Data excerpt

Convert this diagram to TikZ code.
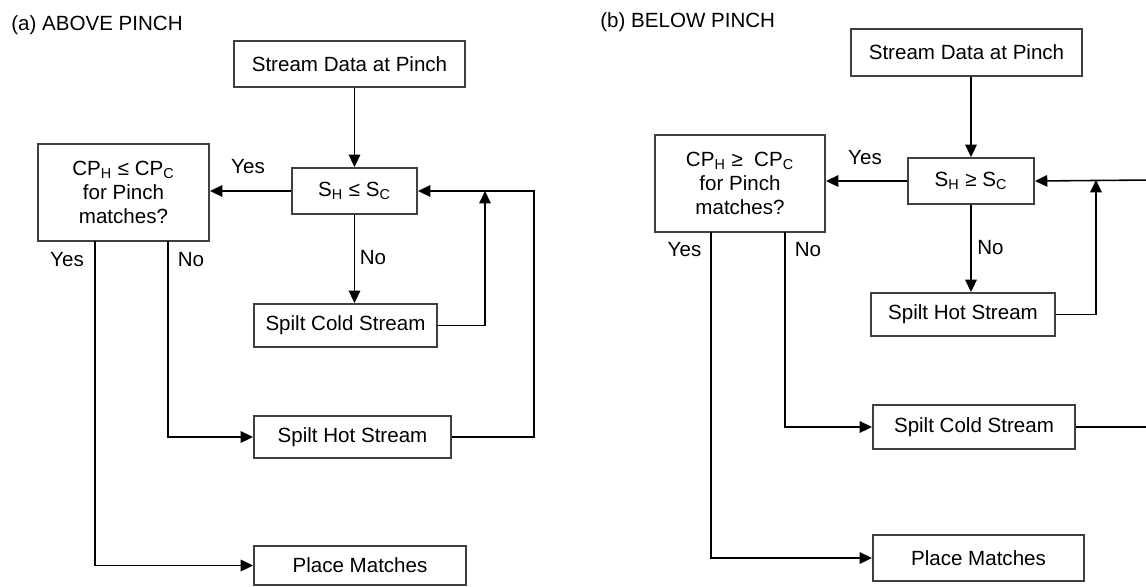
\documentclass[tikz,border=0pt]{standalone}
\usepackage{fontspec}
\setmainfont{Liberation Sans}
\usetikzlibrary{arrows.meta}

\newcommand{\fsz}{\fontsize{11.7}{13.6}\selectfont}

\begin{document}
\begin{tikzpicture}[x=0.02cm, y=-0.02cm,
  box/.style={draw=black!75, line width=1.1pt, align=center, inner sep=0pt, font=\fsz},
  arr/.style={-{Triangle[length=7pt,width=6.5pt]}, line width=0.9pt},
  lbl/.style={font=\fsz, inner sep=0pt}]
  \useasboundingbox (0,0) rectangle (1146,586);
  % --- (a) au-dessus du pincement ---
  \node[lbl, anchor=west] (titleA) at (11,25) {(a) ABOVE PINCH};
  \node[box, minimum width=231*0.02cm, minimum height=46*0.02cm] (sdA) at (349.5,64) {Stream Data at Pinch};
  \node[box, minimum width=125*0.02cm, minimum height=46*0.02cm] (sA) at (354.5,191) {S\textsubscript{H} ≤ S\textsubscript{C}};
  \node[box, minimum width=171*0.02cm, minimum height=97*0.02cm] (cpA) at (123.5,192.5) {CP\textsubscript{H} ≤ CP\textsubscript{C}\\for Pinch\\matches?};
  \node[box, minimum width=183*0.02cm, minimum height=43*0.02cm] (coldA) at (345.5,325.5) {Spilt Cold Stream};
  \node[box, minimum width=197*0.02cm, minimum height=42*0.02cm] (hotA) at (352.5,437) {Spilt Hot Stream};
  \node[box, minimum width=212*0.02cm, minimum height=39*0.02cm] (placeA) at (360,565.5) {Place Matches};
  % Libellés
  \node[lbl] (yes1A) at (248,167) {Yes};
  \node[lbl] (no1A) at (373,258) {No};
  \node[lbl] (yes2A) at (67,260) {Yes};
  \node[lbl] (no2A) at (191,260) {No};
  % Points de raccord
  \coordinate (yesA) at (95,241);
  \coordinate (noA) at (168,241);
  \coordinate (jA) at (485,191);
  \coordinate (rA) at (534,191);
  % Connexions
  \draw[arr] (sdA.south -| sA.north) -- (sA.north);
  \draw[arr] (sA.west) -- (sA.west -| cpA.east);
  \draw[arr] (sA.south) -- (sA.south |- coldA.north);
  \draw[arr] (coldA.east) -| (jA);
  \draw[arr] (hotA.east) -| (rA) -- (sA.east);
  \draw[arr] (noA) |- (hotA.west);
  \draw[arr] (yesA) |- (placeA.west);
  % --- (b) sous le pincement ---
  \node[lbl, anchor=west] (titleB) at (600,22) {(b) BELOW PINCH};
  \node[box, minimum width=231*0.02cm, minimum height=47*0.02cm] (sdB) at (966.5,52.5) {Stream Data at Pinch};
  \node[box, minimum width=126*0.02cm, minimum height=46*0.02cm] (sB) at (971,181) {S\textsubscript{H} ≥ S\textsubscript{C}};
  \node[box, minimum width=170*0.02cm, minimum height=97*0.02cm] (cpB) at (740,183.5) {CP\textsubscript{H} ≥\ \ CP\textsubscript{C}\\for Pinch\\matches?};
  \node[box, minimum width=184*0.02cm, minimum height=43*0.02cm] (hotB) at (963,314.5) {Spilt Hot Stream};
  \node[box, minimum width=202*0.02cm, minimum height=44*0.02cm] (coldB) at (974,427) {Spilt Cold Stream};
  \node[box, minimum width=211*0.02cm, minimum height=46*0.02cm] (placeB) at (978.5,558) {Place Matches};
  % Libellés
  \node[lbl] (yes1B) at (865,158) {Yes};
  \node[lbl] (no1B) at (990.5,248) {No};
  \node[lbl] (yes2B) at (684.5,250) {Yes};
  \node[lbl] (no2B) at (808,250) {No};
  % Points de raccord
  \coordinate (yesB) at (711,232);
  \coordinate (noB) at (785,232);
  \coordinate (jB) at (1096,180);
  \coordinate (rB) at (1152,180);
  % Connexions
  \draw[arr] (sdB.south -| sB.north) -- (sB.north);
  \draw[arr] (sB.west) -- (sB.west -| cpB.east);
  \draw[arr] (sB.south) -- (sB.south |- hotB.north);
  \draw[arr] (hotB.east) -| (jB);
  \draw[arr] (coldB.east) -| (rB) -- (sB.east);
  \draw[arr] (noB) |- (coldB.west);
  \draw[arr] (yesB) |- (placeB.west);
\end{tikzpicture}
\end{document}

Task
Copy the listing exactly. Any image in it stays out of the copy.

The response
Convert this diagram to TikZ code.
\documentclass[tikz,border=0pt]{standalone}
\usepackage{fontspec}
\setmainfont{Liberation Sans}
\usetikzlibrary{arrows.meta}

\newcommand{\fsz}{\fontsize{11.7}{13.6}\selectfont}

\begin{document}
\begin{tikzpicture}[x=0.02cm, y=-0.02cm,
  box/.style={draw=black!75, line width=1.1pt, align=center, inner sep=0pt, font=\fsz},
  arr/.style={-{Triangle[length=7pt,width=6.5pt]}, line width=0.9pt},
  lbl/.style={font=\fsz, inner sep=0pt}]
  \useasboundingbox (0,0) rectangle (1146,586);
  % --- (a) au-dessus du pincement ---
  \node[lbl, anchor=west] (titleA) at (11,25) {(a) ABOVE PINCH};
  \node[box, minimum width=231*0.02cm, minimum height=46*0.02cm] (sdA) at (349.5,64) {Stream Data at Pinch};
  \node[box, minimum width=125*0.02cm, minimum height=46*0.02cm] (sA) at (354.5,191) {S\textsubscript{H} ≤ S\textsubscript{C}};
  \node[box, minimum width=171*0.02cm, minimum height=97*0.02cm] (cpA) at (123.5,192.5) {CP\textsubscript{H} ≤ CP\textsubscript{C}\\for Pinch\\matches?};
  \node[box, minimum width=183*0.02cm, minimum height=43*0.02cm] (coldA) at (345.5,325.5) {Spilt Cold Stream};
  \node[box, minimum width=197*0.02cm, minimum height=42*0.02cm] (hotA) at (352.5,437) {Spilt Hot Stream};
  \node[box, minimum width=212*0.02cm, minimum height=39*0.02cm] (placeA) at (360,565.5) {Place Matches};
  % Libellés
  \node[lbl] (yes1A) at (248,167) {Yes};
  \node[lbl] (no1A) at (373,258) {No};
  \node[lbl] (yes2A) at (67,260) {Yes};
  \node[lbl] (no2A) at (191,260) {No};
  % Points de raccord
  \coordinate (yesA) at (95,241);
  \coordinate (noA) at (168,241);
  \coordinate (jA) at (485,191);
  \coordinate (rA) at (534,191);
  % Connexions
  \draw[arr] (sdA.south -| sA.north) -- (sA.north);
  \draw[arr] (sA.west) -- (sA.west -| cpA.east);
  \draw[arr] (sA.south) -- (sA.south |- coldA.north);
  \draw[arr] (coldA.east) -| (jA);
  \draw[arr] (hotA.east) -| (rA) -- (sA.east);
  \draw[arr] (noA) |- (hotA.west);
  \draw[arr] (yesA) |- (placeA.west);
  % --- (b) sous le pincement ---
  \node[lbl, anchor=west] (titleB) at (600,22) {(b) BELOW PINCH};
  \node[box, minimum width=231*0.02cm, minimum height=47*0.02cm] (sdB) at (966.5,52.5) {Stream Data at Pinch};
  \node[box, minimum width=126*0.02cm, minimum height=46*0.02cm] (sB) at (971,181) {S\textsubscript{H} ≥ S\textsubscript{C}};
  \node[box, minimum width=170*0.02cm, minimum height=97*0.02cm] (cpB) at (740,183.5) {CP\textsubscript{H} ≥\ \ CP\textsubscript{C}\\for Pinch\\matches?};
  \node[box, minimum width=184*0.02cm, minimum height=43*0.02cm] (hotB) at (963,314.5) {Spilt Hot Stream};
  \node[box, minimum width=202*0.02cm, minimum height=44*0.02cm] (coldB) at (974,427) {Spilt Cold Stream};
  \node[box, minimum width=211*0.02cm, minimum height=46*0.02cm] (placeB) at (978.5,558) {Place Matches};
  % Libellés
  \node[lbl] (yes1B) at (865,158) {Yes};
  \node[lbl] (no1B) at (990.5,248) {No};
  \node[lbl] (yes2B) at (684.5,250) {Yes};
  \node[lbl] (no2B) at (808,250) {No};
  % Points de raccord
  \coordinate (yesB) at (711,232);
  \coordinate (noB) at (785,232);
  \coordinate (jB) at (1096,180);
  \coordinate (rB) at (1152,180);
  % Connexions
  \draw[arr] (sdB.south -| sB.north) -- (sB.north);
  \draw[arr] (sB.west) -- (sB.west -| cpB.east);
  \draw[arr] (sB.south) -- (sB.south |- hotB.north);
  \draw[arr] (hotB.east) -| (jB);
  \draw[arr] (coldB.east) -| (rB) -- (sB.east);
  \draw[arr] (noB) |- (coldB.west);
  \draw[arr] (yesB) |- (placeB.west);
\end{tikzpicture}
\end{document}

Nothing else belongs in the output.